For confidentiality, the content itself needs to be encrypted. Standards like S/MIME and PGP can encrypt both in transit and at rest, which gets closer to what GDPR, NIS2, and DORA actually require. Most enterprise deployments go a step further and treat encryption as a property of the document, not the message.
Most companies define a single retention policy for the mailbox: keep everything for X months or years. That misses how GDPR actually works. GDPR doesn't reason by tool; it reasons by purpose of processing and category of data.
A signed contract may need ten years. A marketing communication, two. HR records follow employment-law rules. Health data follows its own framework. The mailbox doesn't separate any of this. It keeps every category in the same bucket, applies the same retention window, and trusts the user to know the difference.
The consequence is over-retention by default. More data sits in the inbox than any policy would prescribe, which means a bigger blast radius if the mailbox is breached, and a harder time demonstrating that retention is selective, lawful, and auditable. "We keep everything for five years" is not a compliant answer to a regulator asking why a 2019 marketing email is still in a 2024 dataset.

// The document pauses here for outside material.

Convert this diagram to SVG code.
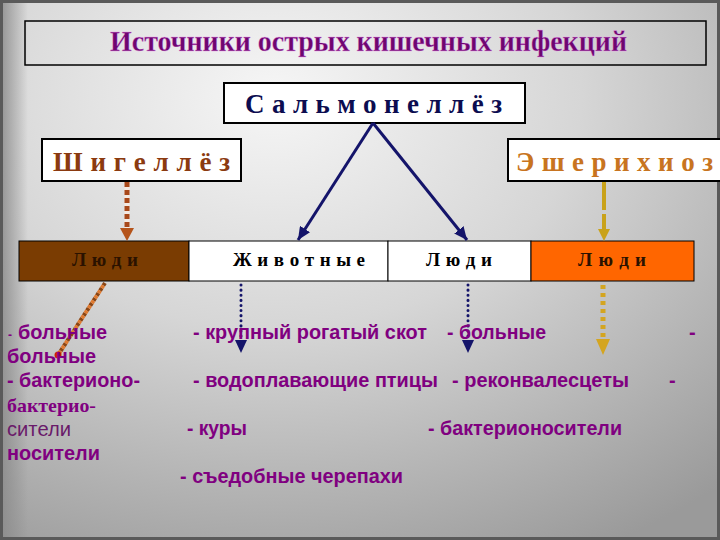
<svg xmlns="http://www.w3.org/2000/svg" width="720" height="540" viewBox="0 0 720 540">
<defs>
<radialGradient id="bg" cx="0.38" cy="0.18" r="0.95">
<stop offset="0" stop-color="#f6f6f6"/>
<stop offset="0.45" stop-color="#d6d6d6"/>
<stop offset="1" stop-color="#9a9a9a"/>
</radialGradient>
<linearGradient id="leftEdge" x1="0" y1="0" x2="1" y2="0">
<stop offset="0" stop-color="#8a8a8a" stop-opacity="0.9"/>
<stop offset="1" stop-color="#8a8a8a" stop-opacity="0"/>
</linearGradient>
<marker id="navyHead" markerUnits="userSpaceOnUse" markerWidth="14" markerHeight="12" refX="13" refY="6" orient="auto">
<path d="M0,0 L13,6 L0,12 z" fill="#14146a"/>
</marker>
</defs>
<style>
.box{fill:#ffffff;stroke:#000000;stroke-width:2}
.serifB{font-family:"Liberation Serif","Times New Roman",serif;font-weight:bold}
.sansB{font-family:"Liberation Sans",Arial,sans-serif;font-weight:bold;font-size:20px;fill:#800080}
.cell{stroke:#000000;stroke-width:1}
.celltxt{font-family:"Liberation Serif","Times New Roman",serif;font-weight:bold;font-size:19px}
</style>
<rect x="0" y="0" width="720" height="540" fill="url(#bg)"/>
<rect x="0" y="0" width="28" height="540" fill="url(#leftEdge)"/>
<rect x="1.5" y="1.5" width="717" height="537" fill="none" stroke="#5a5a5a" stroke-width="3"/>

<g id="title">
<rect x="25" y="21" width="681" height="44" fill="none" stroke="#000000" stroke-width="1.5"/>
<text class="serifB" x="110" y="51" font-size="29" fill="#6e0670" textLength="517" lengthAdjust="spacingAndGlyphs" stroke="#e8a0e8" stroke-width="0.3">Источники острых кишечных инфекций</text>
</g>

<g id="salmonellosis">
<rect class="box" x="224" y="83" width="301" height="40"/>
<text class="serifB" x="245" y="113" font-size="27" fill="#0c0c50" textLength="257">С а л ь м о н е л л ё з</text>
</g>

<g id="shigellosis">
<rect class="box" x="42" y="139" width="199" height="42" stroke-width="1.5"/>
<text class="serifB" x="53" y="171" font-size="27" fill="#8b3a10" textLength="177">Ш и г е л л ё з</text>
</g>

<g id="escherichiosis">
<rect class="box" x="508" y="139" width="220" height="42" stroke-width="1.5"/>
<text class="serifB" x="516" y="171" font-size="27" fill="#c87420" textLength="197">Э ш е р и х и о з</text>
</g>

<g id="row">
<g id="cell-people-shig">
<rect class="cell" x="19" y="241" width="170" height="40" fill="#7a3c02"/>
<text class="celltxt" x="72" y="266" fill="#2a1200" textLength="66">Л ю д и</text>
</g>
<g id="cell-animals">
<rect class="cell" x="189" y="241" width="199" height="40" fill="#ffffff"/>
<text class="celltxt" x="233" y="266" fill="#000000" textLength="132">Ж и в о т н ы е</text>
</g>
<g id="cell-people-salm">
<rect class="cell" x="388" y="241" width="143" height="40" fill="#ffffff"/>
<text class="celltxt" x="426" y="266" fill="#000000" textLength="66">Л ю д и</text>
</g>
<g id="cell-people-esch">
<rect class="cell" x="531" y="241" width="163" height="40" fill="#ff6600"/>
<text class="celltxt" x="578" y="266" fill="#2a1200" textLength="68">Л ю д и</text>
</g>
</g>

<g id="connectors">
<line x1="373" y1="123" x2="298" y2="240" stroke="#14146a" stroke-width="3" marker-end="url(#navyHead)"/>
<line x1="373" y1="123" x2="467" y2="240" stroke="#14146a" stroke-width="3" marker-end="url(#navyHead)"/>
<line x1="127" y1="182" x2="127" y2="229" stroke="#f4e8e0" stroke-width="5"/>
<line x1="127" y1="182" x2="127" y2="229" stroke="#a8481a" stroke-width="5" stroke-dasharray="5 3"/>
<polygon points="120,228 134,228 127,241" fill="#b5541b"/>
<line x1="604" y1="182" x2="604" y2="230" stroke="#c9a21a" stroke-width="4" stroke-dasharray="28 4 20"/>
<polygon points="598,229 610,229 604,241" fill="#c9a21a"/>
<line x1="241" y1="285" x2="241" y2="341" stroke="#14146a" stroke-width="3" stroke-linecap="round" stroke-dasharray="0.1 5"/>
<polygon points="235,340 247,340 241,353" fill="#14146a"/>
<line x1="468" y1="285" x2="468" y2="341" stroke="#14146a" stroke-width="3" stroke-linecap="round" stroke-dasharray="0.1 5"/>
<polygon points="462,340 474,340 468,353" fill="#14146a"/>
<line x1="603" y1="285" x2="603" y2="340" stroke="#d4a520" stroke-width="5" stroke-dasharray="4 4"/>
<polygon points="596,339 610,339 603,355" fill="#d4a520"/>
<line x1="105" y1="283" x2="58" y2="355" stroke="#8b4513" stroke-width="4" stroke-dasharray="3 3"/>
<line x1="105" y1="283" x2="58" y2="355" stroke="#e07a30" stroke-width="4" stroke-dasharray="3 3" stroke-dashoffset="3"/>
<circle cx="58" cy="355" r="3.5" fill="#cc2200"/>
</g>

<g id="labels">
<text class="sansB" x="8" y="339"><tspan font-size="12">-</tspan><tspan x="18" textLength="89" lengthAdjust="spacingAndGlyphs">больные</tspan></text>
<text class="sansB" x="7" y="363" textLength="89" lengthAdjust="spacingAndGlyphs">больные</text>
<text class="sansB" x="7" y="387" textLength="133" lengthAdjust="spacingAndGlyphs">- бактерионо-</text>
<text class="serifB" x="7" y="412" font-size="19" fill="#800080" textLength="89" lengthAdjust="spacingAndGlyphs">бактерио-</text>
<text x="7" y="436" font-family="Liberation Sans, Arial, sans-serif" font-size="20" fill="#6a1a6a" textLength="64" lengthAdjust="spacingAndGlyphs">сители</text>
<text class="sansB" x="7" y="460" textLength="93" lengthAdjust="spacingAndGlyphs">носители</text>
<text class="sansB" x="193" y="339" textLength="234" lengthAdjust="spacingAndGlyphs">- крупный рогатый скот</text>
<text class="sansB" x="193" y="387" textLength="245" lengthAdjust="spacingAndGlyphs">- водоплавающие птицы</text>
<text class="sansB" x="187" y="435" textLength="60" lengthAdjust="spacingAndGlyphs">- куры</text>
<text class="sansB" x="180" y="483" textLength="223" lengthAdjust="spacingAndGlyphs">- съедобные черепахи</text>
<text class="sansB" x="447" y="339" textLength="99" lengthAdjust="spacingAndGlyphs">- больные</text>
<text class="sansB" x="452" y="387" textLength="177" lengthAdjust="spacingAndGlyphs">- реконвалесцеты</text>
<text class="sansB" x="428" y="435" textLength="194" lengthAdjust="spacingAndGlyphs">- бактерионосители</text>
<text class="sansB" x="689" y="339" fill="#3a1a3a">-</text>
<text class="sansB" x="669" y="387" fill="#3a1a3a">-</text>
</g>
</svg>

There's no single fix. The teams handling this well combine four controls:
Document-level end-to-end encryption. An encrypted channel isn't enough. The document has to be protected independently of how it travels, with keys the sending company controls.
Granular access tracking. Who opened the file, when, from which device, from which country. This is what audits ask for and what incident reconstruction depends on.
Revocation and expiration. The ability to cut off access to a file after it has been sent, and to set an automatic expiration date. The sender keeps control over time, not just at the moment of send.
Secure email that's also frictionless. Controls have to sit inside the existing workflow: the mail client, the approval flow, the file-sharing tool. If the secure path adds three steps that the regular path doesn't have, adoption drops and the old behavior comes back. Security has to be the path of least resistance.
Email is still the right tool for fast communication. It was never the right tool for protecting sensitive information, and patching it as if it were has run out of room.
The data-centric model is straightforward: protect the document with encryption and access policy, keep control after send, and govern retention by purpose, not by mailbox. Done this way, email stays useful as a channel and stops being the weakest link in the data protection chain.